Our view on the communication services equity sector
Following some excitement around the turn of the year, China’s equity market has been grinding lower since January as property market woes and geopolitical risks weighed on growth and sentiment. We believe the most attractive investment opportunity in China is tied to the domestic consumer. We see sustained growth in consumer spending, which is likely to benefit media and entertainment companies. As such, we have a preferred view of the communication services equity sector, which we expect to outperform China’s broader equity market.
In our view, authorities in China are determined to engineer an economic transition to make the economy less dependent on real estate and increasingly powered by consumption over the longer term. This transformation may involve targeted fiscal stimulus that can be implemented easily, or a reform of the hukou system (which manages the rural-to-urban migration of workers) which is more challenging to execute. The latter would provide the safety net of social welfare to millions of migrant workers, which in turn is likely to be a game changer in stimulating consumption. Other factors, such as an improvement in the employment outlook, would also encourage consumers to spend more. Regardless of the path, we believe Chinese consumption will continue to grow, spurred by government policy and rising income.
As consumers increasingly live in a digital world, socialising, being entertained, learning, working, shopping, selling and managing finances are all conducted in the digital space. Hence, the expected consumption growth is likely to significantly benefit media and entertainment companies, which provide the afore-mentioned services in a competitive and innovative environment. In recent months, senior government officials have recognised the role of large internet firms in innovating and creating jobs and expressed support for them, dialling back on the regulatory clampdown seen a few years ago.
The improving policy backdrop adds a tailwind to the communication services sector, which has already delivered earnings beats in Q1, Q2 and Q3 this year. Earnings revision – a measure of how many companies have seen consensus earnings upgraded versus downgraded – has been positive for the sector, as compared to negative earnings revision seen for China’s broader market. The consensus expects the communication services sector to deliver 54% earnings growth in 2023 (vs. 15% for the broader market) and 16% earnings growth in 2024 (vs. 15% for the broader market).

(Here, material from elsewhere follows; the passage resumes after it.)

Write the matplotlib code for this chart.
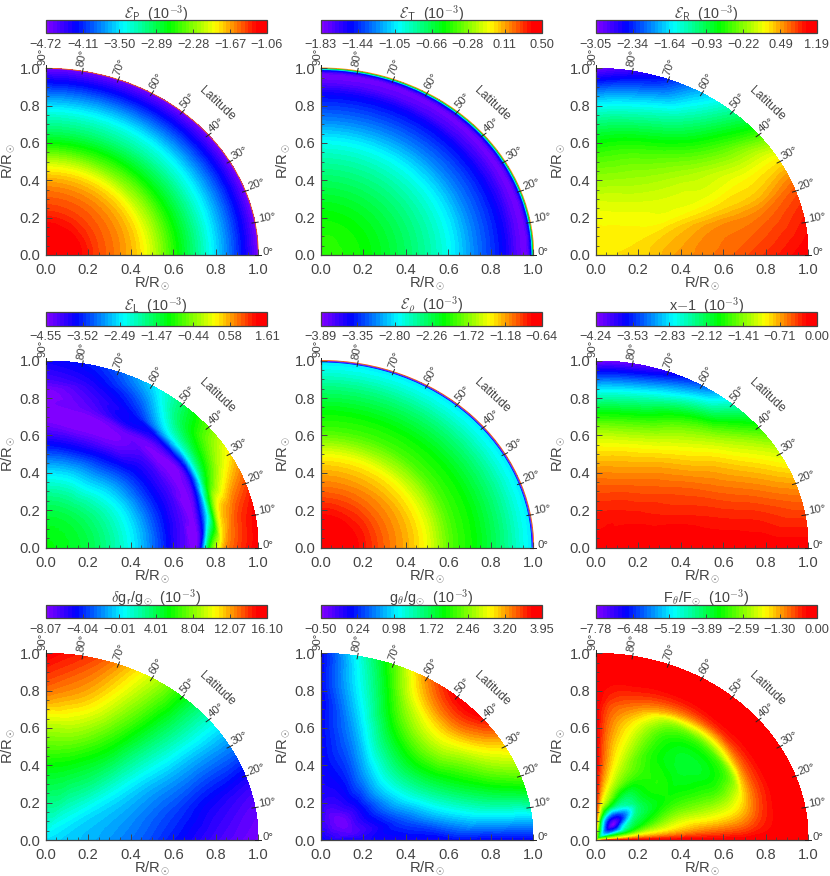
import numpy as np
import matplotlib
matplotlib.use('Agg')
import matplotlib.pyplot as plt
import matplotlib.tri as mtri
from matplotlib.cm import ScalarMappable
from matplotlib.colors import BoundaryNorm, LinearSegmentedColormap
from matplotlib.patches import Arc
from matplotlib.ticker import MultipleLocator

plt.rcParams['font.family'] = ['Liberation Sans', 'DejaVu Sans']
plt.rcParams['mathtext.fontset'] = 'cm'

# values, in units of 10^-3 (rows = latitude, columns = radius)
ep_title = r'$\mathcal{E}_{\mathsf{P}}$  (10$^{-3}$)'
ep_ticks = [-4.72, -4.11, -3.50, -2.89, -2.28, -1.67, -1.06]
ep_r = [0, .15, .25, .35, .45, .62, .78, .93, 1]
ep_lat = [0, 90]
ep_vals = [[-1.17, -1.21, -1.43, -1.61, -1.87, -2.67, -3.44, -4.24, -4.68],
           [-1.17, -1.21, -1.39, -1.57, -1.87, -2.78, -3.44, -4.24, -4.65]]
ep_rim = [(1.0, -1.5)]

et_title = r'$\mathcal{E}_{\mathsf{T}}$  (10$^{-3}$)'
et_ticks = [-1.83, -1.44, -1.05, -0.66, -0.28, 0.11, 0.50]
et_r = [0, .2, .4, .6, .72, .86, .95, .98, 1]
et_lat = [0, 90]
et_vals = [[-.43, -.52, -.71, -.99, -1.25, -1.53, -1.76, -1.69, -1.30],
           [-.43, -.52, -.71, -.99, -1.25, -1.53, -1.76, -1.69, -1.30]]
et_rim = [(.994, -1.01), (.998, -.52), (1.002, .15)]

er_title = r'$\mathcal{E}_{\mathsf{R}}$  (10$^{-3}$)'
er_ticks = [-3.05, -2.34, -1.64, -0.93, -0.22, 0.49, 1.19]
er_r = [0, .2, .4, .6, .8, 1]
er_lat = [0, 15, 22, 30, 45, 60, 75, 90]
er_vals = [[.26, .30, .51, .66, .85, 1.06],
           [.26, .28, .41, .55, .62, .85],
           [.26, .26, .32, .34, .38, .66],
           [.26, .24, .17, .14, .19, .26],
           [.26, .21, .07, -.08, -.42, -.85],
           [.26, .19, -.04, -.38, -1.06, -1.78],
           [.26, .17, -.12, -.55, -1.40, -2.58],
           [.26, .17, -.17, -.68, -1.57, -2.97]]
er_rim = []

el_title = r'$\mathcal{E}_{\mathsf{L}}$  (10$^{-3}$)'
el_ticks = [-4.55, -3.52, -2.49, -1.47, -0.44, 0.58, 1.61]
el_r = [0, .2, .4, .55, .65, .72, .77, .83, .9, 1]
el_lat = [0, 15, 30, 45, 60, 75, 90]
el_vals = [[-1.10, -1.47, -2.39, -3.50, -4.24, -4.24, -1.16, .38, .99, 1.43],
           [-1.10, -1.47, -2.39, -3.50, -4.18, -4.43, -3.00, -.11, .69, 1.24],
           [-1.10, -1.47, -2.39, -3.50, -4.12, -4.49, -4.06, -1.80, -.61, .25],
           [-1.10, -1.47, -2.46, -3.50, -4.06, -4.49, -4.06, -2.52, -1.59, -1.10],
           [-1.10, -1.47, -2.58, -3.69, -4.43, -4.37, -3.81, -3.63, -3.19, -2.58],
           [-1.10, -1.47, -2.52, -3.75, -4.49, -4.55, -4.30, -4.12, -3.87, -3.50],
           [-1.10, -1.47, -2.52, -3.69, -4.37, -4.55, -4.49, -4.55, -4.18, -3.81]]
el_rim = []

erho_title = r'$\mathcal{E}_{\rho}$  (10$^{-3}$)'
erho_ticks = [-3.89, -3.35, -2.80, -2.26, -1.72, -1.18, -0.64]
erho_r = [0, .15, .3, .48, .62, .72, .85, .95, 1]
erho_lat = [0, 90]
erho_vals = [[-.74, -.77, -1.03, -1.39, -1.88, -2.07, -2.39, -2.69, -2.82],
             [-.74, -.77, -1.03, -1.39, -1.88, -2.07, -2.39, -2.69, -2.82]]
erho_rim = [(.994, -3.47), (.998, -3.85), (1.002, -.97)]

x1_title = r'x$-$1  (10$^{-3}$)'
x1_ticks = [-4.24, -3.53, -2.83, -2.12, -1.41, -0.71, 0.00]
x1_r = [0, .2, .4, .6, .8, 1]
x1_lat = [0, 15, 30, 45, 60, 75, 90]
x1_vals = [[-.17, -.13, -.13, -.13, -.13, -.13],
           [-.17, -.15, -.19, -.28, -.38, -.53],
           [-.17, -.19, -.32, -.49, -.76, -1.14],
           [-.17, -.23, -.42, -.74, -1.23, -2.12],
           [-.17, -.25, -.53, -.98, -1.78, -3.31],
           [-.17, -.28, -.61, -1.17, -2.29, -3.99],
           [-.17, -.30, -.64, -1.23, -2.46, -4.20]]
x1_rim = []

dg_title = r'$\delta$g$_{\mathsf{r}}$/g$_{\odot}$  (10$^{-3}$)'
dg_ticks = [-8.07, -4.04, -0.01, 4.01, 8.04, 12.07, 16.10]
dg_r = [0, .2, .4, .6, .8, 1]
dg_lat = [0, 15, 30, 45, 60, 75, 90]
dg_vals = [[-.09, -1.06, -2.51, -4.44, -6.38, -7.83],
           [-.09, -.82, -1.79, -3.24, -4.93, -6.38],
           [-.09, -.34, -.58, -1.06, -1.54, -2.03],
           [-.09, .63, 1.60, 2.32, 3.05, 3.29],
           [-.09, 1.60, 3.77, 5.95, 7.88, 9.33],
           [-.09, 2.56, 4.98, 8.37, 11.51, 13.44],
           [-.09, 2.81, 5.47, 8.85, 12.96, 15.37]]
dg_rim = []

gt_title = r'g$_{\theta}$/g$_{\odot}$  (10$^{-3}$)'
gt_ticks = [-0.50, 0.24, 0.98, 1.72, 2.46, 3.20, 3.95]
gt_r = [0, .14, .2, .4, .6, .8, .9, 1]
gt_lat = [0, 15, 30, 45, 60, 75, 90]
gt_vals = [[.08, -.01, -.01, .03, .08, .08, .08, .08],
           [.08, -.28, -.19, .39, 1.01, 1.50, 1.68, 1.86],
           [.08, -.37, -.14, .79, 1.68, 2.39, 2.75, 3.02],
           [.08, -.41, -.19, .92, 1.95, 2.93, 3.42, 3.82],
           [.08, -.37, -.14, .66, 1.59, 2.48, 2.93, 3.28],
           [.08, -.28, -.14, .26, .70, 1.19, 1.41, 1.64],
           [.08, -.06, -.06, .03, .08, .08, .08, .08]]
gt_rim = []

ft_title = r'F$_{\theta}$/F$_{\odot}$  (10$^{-3}$)'
ft_ticks = [-7.78, -6.48, -5.19, -3.89, -2.59, -1.30, 0.00]
ft_r = [0, .05, .11, .15, .2, .28, .4, .55, .65, .72, .78, .83, .9, 1]
ft_lat = [0, 5, 15, 30, 45, 60, 75, 85, 90]
ft_vals = [[-2.33, -.78, -.54, -.39, -.31, -.23, -.23, -.23, -.23, -.23, -.23, -.23, -.23, -.23],
           [-2.33, -1.95, -1.71, -1.56, -1.40, -1.32, -1.17, -1.01, -.93, -.78, -.54, -.39, -.23, -.23],
           [-2.33, -2.96, -3.50, -3.50, -3.11, -2.65, -2.18, -2.18, -2.02, -1.56, -.93, -.54, -.23, -.23],
           [-2.33, -5.06, -6.22, -5.21, -4.28, -3.73, -3.27, -3.35, -3.35, -2.80, -1.24, -.62, -.23, -.23],
           [-2.33, -5.45, -7.70, -7.16, -5.84, -4.05, -3.27, -3.66, -3.58, -2.96, -1.56, -.62, -.23, -.23],
           [-2.33, -4.67, -6.61, -6.22, -4.67, -3.89, -3.11, -3.27, -3.11, -2.49, -1.24, -.62, -.23, -.23],
           [-2.33, -3.11, -4.28, -3.73, -2.72, -2.33, -2.10, -1.95, -1.71, -1.24, -.78, -.47, -.23, -.23],
           [-2.33, -1.95, -1.79, -1.56, -1.40, -1.17, -1.01, -1.01, -.93, -.78, -.54, -.39, -.23, -.23],
           [-2.33, -.78, -.54, -.39, -.31, -.23, -.23, -.23, -.23, -.23, -.23, -.23, -.23, -.23]]
ft_rim = []

lat_ticks = [0, 10, 20, 30, 40, 50, 60, 70, 80, 90]

panels = [
    (ep_title, ep_ticks, ep_r, ep_lat, ep_vals, ep_rim),
    (et_title, et_ticks, et_r, et_lat, et_vals, et_rim),
    (er_title, er_ticks, er_r, er_lat, er_vals, er_rim),
    (el_title, el_ticks, el_r, el_lat, el_vals, el_rim),
    (erho_title, erho_ticks, erho_r, erho_lat, erho_vals, erho_rim),
    (x1_title, x1_ticks, x1_r, x1_lat, x1_vals, x1_rim),
    (dg_title, dg_ticks, dg_r, dg_lat, dg_vals, dg_rim),
    (gt_title, gt_ticks, gt_r, gt_lat, gt_vals, gt_rim),
    (ft_title, ft_ticks, ft_r, ft_lat, ft_vals, ft_rim),
]

W, H = 830, 876
DARK = '#444444'
N_COL = 60

# IDL-style rainbow
rainbow = LinearSegmentedColormap.from_list('idl_rainbow', [
    (0, '#8000ff'), (.13, '#0000ff'), (.35, '#00ffff'), (.56, '#00ff00'),
    (.77, '#ffff00'), (.96, '#ff0000'), (1, '#ff0000')], N=N_COL)


def px_axes(fig, left, right, top, bottom):
    return fig.add_axes([left / W, 1 - bottom / H, (right - left) / W, (bottom - top) / H])


def draw_panel(fig, col, row, title, ticks, r, lat, vals, rim):
    left = [45.7, 320.7, 595.7][col]
    top = [68.3, 360.8, 653.3][row]
    bottom = top + 186.7
    lo, hi = ticks[0], ticks[-1]
    levels = np.linspace(lo, hi, N_COL + 1)
    norm = BoundaryNorm(levels, N_COL)

    ax = px_axes(fig, left, left + 212.6, top, bottom)
    # smooth in (r, latitude) so that circles stay circles, then map to x, y
    rr, ll = np.meshgrid(r, np.array(lat) / 90.0)
    base = mtri.Triangulation(rr.ravel(), ll.ravel())
    z = np.array(vals, dtype=float).ravel()
    refiner = mtri.UniformTriRefiner(base)
    fine, fine_z = refiner.refine_field(z, mtri.CubicTriInterpolator(base, z, kind='geom'), subdiv=4)
    ang = np.radians(fine.y * 90.0)
    shown = mtri.Triangulation(fine.x * np.cos(ang), fine.x * np.sin(ang), fine.triangles)
    ax.tricontourf(shown, np.clip(fine_z, lo + 1e-6, hi - 1e-6), levels=levels, cmap=rainbow, norm=norm)

    for rim_r, rim_v in rim:
        ax.add_patch(Arc((0, 0), 2 * rim_r, 2 * rim_r, theta1=0, theta2=90, lw=0.6,
                         color=rainbow(norm(rim_v)), clip_on=False))

    # axes
    ax.set_xlim(0, 1)
    ax.set_ylim(0, 1)
    ax.patch.set_visible(False)
    for side in ['top', 'right']:
        ax.spines[side].set_visible(False)
    for side in ['left', 'bottom']:
        ax.spines[side].set_color(DARK)
        ax.spines[side].set_linewidth(0.9)
    ax.xaxis.set_major_locator(MultipleLocator(.2))
    ax.yaxis.set_major_locator(MultipleLocator(.2))
    ax.xaxis.set_minor_locator(MultipleLocator(.05))
    ax.yaxis.set_minor_locator(MultipleLocator(.05))
    ax.tick_params(which='major', direction='in', length=4.5, width=0.7, color=DARK,
                   labelsize=10.6, labelcolor=DARK)
    ax.tick_params(which='minor', direction='in', length=2.2, width=0.6, color=DARK)
    ax.tick_params(axis='x', which='major', pad=6)
    ax.tick_params(axis='y', which='major', pad=4)
    ax.xaxis.set_major_formatter('{x:.1f}')
    ax.yaxis.set_major_formatter('{x:.1f}')
    ylabels = ax.get_yticklabels()
    ylabels[0].set_va('bottom')
    ylabels[-1].set_va('top')
    ax.set_xlabel(r'R/R$_{\odot}$', fontsize=10.6, color=DARK)
    ax.set_ylabel(r'R/R$_{\odot}$', fontsize=10.6, color=DARK)
    ax.xaxis.set_label_coords(.5, -.105)
    ax.yaxis.set_label_coords(-.135, .5)

    # latitude scale round the rim
    for la in lat_ticks:
        a = np.radians(la)
        ax.plot([.985 * np.cos(a), 1.015 * np.cos(a)], [.985 * np.sin(a), 1.015 * np.sin(a)],
                color='#222222', lw=0.7, clip_on=False, zorder=5)
        ax.text(1.02 * np.cos(a), 1.02 * np.sin(a), f'{la}\N{DEGREE SIGN}', rotation=la, rotation_mode='anchor',
                ha='left', va='baseline', fontsize=8.2, color=DARK)
    ax.text(.804, .8125, 'Latitude', rotation=-43, ha='center', va='center', fontsize=8.8,
            color=DARK)

    # colour bar
    bar_top = top - 48.3
    cax = px_axes(fig, left, left + 221.2, bar_top, bar_top + 13.4)
    cb = fig.colorbar(ScalarMappable(norm=norm, cmap=rainbow), cax=cax, orientation='horizontal',
                      ticks=ticks, spacing='proportional')
    cb.ax.minorticks_off()
    cb.outline.set_edgecolor(DARK)
    cb.outline.set_linewidth(0.9)
    cb.ax.set_xticklabels([f'{t:.2f}'.replace('-', '\u2212') for t in ticks])
    cb.ax.tick_params(direction='in', length=3, width=0.7, color=DARK, labelsize=9.2,
                      labelcolor=DARK, pad=4)
    cb.ax.text(.5, 1.5, title, transform=cb.ax.transAxes, ha='center', va='center',
               fontsize=10.4, color=DARK)


fig = plt.figure(figsize=(W / 100, H / 100), dpi=100)
for i, (title, ticks, r, lat, vals, rim) in enumerate(panels):
    draw_panel(fig, i % 3, i // 3, title, ticks, r, lat, vals, rim)

fig.savefig('out.png', dpi=100)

The superior earnings profile is partly reflected in the communication sector’s outperformance of the broader market so far this year. However, we believe that sustained earnings strength will enable the sector to continue delivering outperformance in the next 6-12 months.

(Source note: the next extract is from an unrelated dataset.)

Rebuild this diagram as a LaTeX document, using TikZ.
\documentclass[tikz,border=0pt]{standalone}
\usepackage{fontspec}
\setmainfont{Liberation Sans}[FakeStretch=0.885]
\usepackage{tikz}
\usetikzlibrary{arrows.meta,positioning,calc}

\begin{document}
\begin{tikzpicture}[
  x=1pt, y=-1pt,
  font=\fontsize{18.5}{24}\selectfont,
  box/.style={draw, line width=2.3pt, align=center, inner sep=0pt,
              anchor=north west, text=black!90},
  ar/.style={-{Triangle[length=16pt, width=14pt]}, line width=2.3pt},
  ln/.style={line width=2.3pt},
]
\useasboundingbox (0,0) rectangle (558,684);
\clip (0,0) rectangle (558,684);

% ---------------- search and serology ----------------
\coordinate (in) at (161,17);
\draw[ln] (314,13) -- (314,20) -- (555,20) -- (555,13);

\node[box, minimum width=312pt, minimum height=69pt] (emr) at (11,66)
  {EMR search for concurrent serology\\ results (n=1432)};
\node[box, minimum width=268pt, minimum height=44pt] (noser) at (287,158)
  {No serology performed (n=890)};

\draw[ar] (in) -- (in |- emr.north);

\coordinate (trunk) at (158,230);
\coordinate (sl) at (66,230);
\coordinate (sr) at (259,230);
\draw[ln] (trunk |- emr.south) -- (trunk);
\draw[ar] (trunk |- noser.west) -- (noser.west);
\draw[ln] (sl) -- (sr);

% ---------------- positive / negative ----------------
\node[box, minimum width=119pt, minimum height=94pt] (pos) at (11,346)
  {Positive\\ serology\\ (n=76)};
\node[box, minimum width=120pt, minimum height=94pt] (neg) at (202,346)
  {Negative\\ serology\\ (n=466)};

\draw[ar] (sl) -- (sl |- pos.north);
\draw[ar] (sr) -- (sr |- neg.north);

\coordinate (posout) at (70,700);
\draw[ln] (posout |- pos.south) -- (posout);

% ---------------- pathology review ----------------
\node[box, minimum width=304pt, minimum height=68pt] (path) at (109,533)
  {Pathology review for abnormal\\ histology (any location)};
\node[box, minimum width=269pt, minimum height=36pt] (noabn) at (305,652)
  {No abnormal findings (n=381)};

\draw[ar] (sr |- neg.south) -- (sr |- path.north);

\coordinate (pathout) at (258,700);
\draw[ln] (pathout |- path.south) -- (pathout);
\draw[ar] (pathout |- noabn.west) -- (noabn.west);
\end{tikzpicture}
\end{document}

Apart from the robust earnings outlook, the sector remains attractively valued, in our view. It is trading at 16x 12-month forward earnings, compared to an average of 23x in the last 5-years – a hefty 30% discount. Relative to the broader market, the communication services sector trades at around 60% premium on a 12-month forward price-earnings ratio. This is considerably lower than the average 85% premium in the last 5 years. This supports our view that despite outperforming the market year-to-date, there is scope for further outperformance.

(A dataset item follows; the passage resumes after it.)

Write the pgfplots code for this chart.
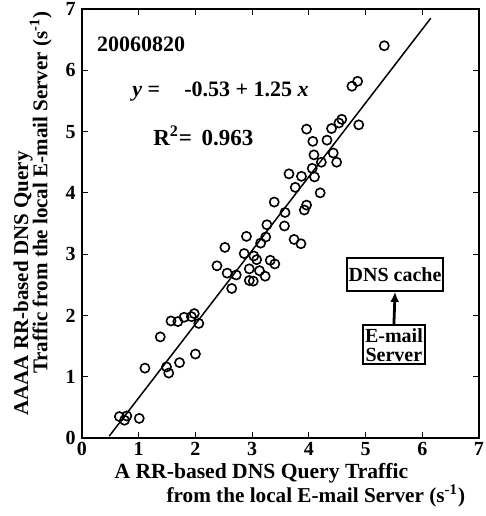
\documentclass[border=0pt]{standalone}
\usepackage{fontspec}
\setmainfont{Liberation Serif}
\usepackage{pgfplots}
\pgfplotsset{compat=1.18}
\usetikzlibrary{arrows.meta}

\newcommand{\fs}[1]{\bfseries\fontsize{#1}{#1}\selectfont}

\begin{document}
\begin{tikzpicture}
\begin{axis}[
    scale only axis,
    width=198.5pt, height=214.5pt,
    xmin=0, xmax=7, ymin=0, ymax=7,
    xtick={0,1,...,7}, ytick={0,1,...,7},
    tick align=inside,
    major tick length=3pt,
    axis line style={line width=0.9pt},
    every tick/.style={black, line width=0.6pt},
    /pgf/number format/assume math mode=true,
    ticklabel style={font=\fs{10}, inner sep=1pt},
    xticklabel style={yshift=-1pt},
    yticklabel style={xshift=-2pt},
    clip=false,
]

% regression line
\addplot[black, line width=0.75pt] coordinates {(0.48,0.03) (6.15,6.85)};

% measured points
\addplot[only marks, mark=o, mark size=2.3pt, mark options={line width=0.8pt, black}] table {
x    y
0.66 0.35
0.75 0.29
0.79 0.36
1.01 0.32
1.11 1.14
1.38 1.65
1.49 1.16
1.53 1.06
1.57 1.91
1.69 1.90
1.72 1.23
1.80 1.97
1.93 1.98
1.98 2.03
2.06 1.87
2.00 1.37
2.38 2.81
2.52 3.11
2.56 2.69
2.64 2.44
2.72 2.66
2.86 3.01
2.90 3.29
2.95 2.76
2.95 2.57
3.02 2.56
3.03 2.97
3.08 2.91
3.13 2.73
3.15 3.18
3.23 2.64
3.24 3.28
3.26 3.48
3.32 2.90
3.39 3.85
3.40 2.84
3.57 3.46
3.58 3.68
3.65 4.31
3.74 3.24
3.76 4.09
3.86 3.17
3.87 4.27
3.92 3.72
3.96 3.80
3.96 5.04
4.06 4.40
4.07 4.84
4.09 4.62
4.10 4.26
4.20 4.00
4.22 4.50
4.32 4.86
4.40 5.05
4.43 4.65
4.49 4.50
4.53 5.14
4.58 5.20
4.76 5.74
4.86 5.82
4.88 5.11
5.33 6.40
};

% annotations
\node[anchor=west, font=\fs{11}, inner sep=0pt] at (axis cs:0.26,6.43) {20060820};
\node[anchor=west, font=\fs{11}, inner sep=0pt] at (axis cs:0.88,5.65)
    {\textit{y} =\hspace{1.1em}-0.53 + 1.25 \textit{x}};
\node[anchor=west, font=\fs{11.5}, inner sep=0pt] at (axis cs:1.25,4.93)
    {R\textsuperscript{2}= \,0.963};

% inset diagram
\node[draw, line width=1pt, font=\fs{10}, minimum width=42pt, minimum height=16.5pt, inner sep=1pt]
    (dns) at (axis cs:5.52,2.67) {DNS cache};
\node[draw, line width=1pt, font=\fs{10}, align=center, minimum width=30pt, minimum height=19.5pt, inner sep=1pt]
    (mail) at (axis cs:5.50,1.52) {E-mail\\[-0.5pt]Server};
\draw[line width=1.4pt, -{Latex[length=5pt, width=4.5pt]}] (mail.north) -- (dns.south);

% axis labels
\node[font=\fs{10.5}, rotate=90, inner sep=0pt] at (rel axis cs:-0.148,0.36) {AAAA RR-based DNS Query};
\node[font=\fs{10.5}, rotate=90, inner sep=0pt] at (rel axis cs:-0.104,0.572) {Traffic from the local E-mail Server (s\textsuperscript{-1})};
\node[font=\fs{10.8}, inner sep=0pt] at (rel axis cs:0.452,-0.082) {A RR-based DNS Query Traffic};
\node[font=\fs{10.6}, inner sep=0pt] at (rel axis cs:0.589,-0.135) {from the local E-mail Server (s\textsuperscript{-1})};

\coordinate (bl) at (rel axis cs:-0.2065,-0.1818);
\coordinate (tr) at (rel axis cs:1.0151,1.021);
\end{axis}
\path (bl) rectangle (tr);
\end{tikzpicture}
\end{document}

Unexpected regulatory changes that can impact growth or profitability is a key risk to watch when investing in China’s media and entertainment companies. In addition, competition in the sector can be intense and a surge in costs can eat into profit margins. Finally, a significant economic slowdown in China would also affect consumer spending, impacting the sector’s performance.
On balance, we believe the benefits outweigh the risks, leading to our preference for the communication services sector in China.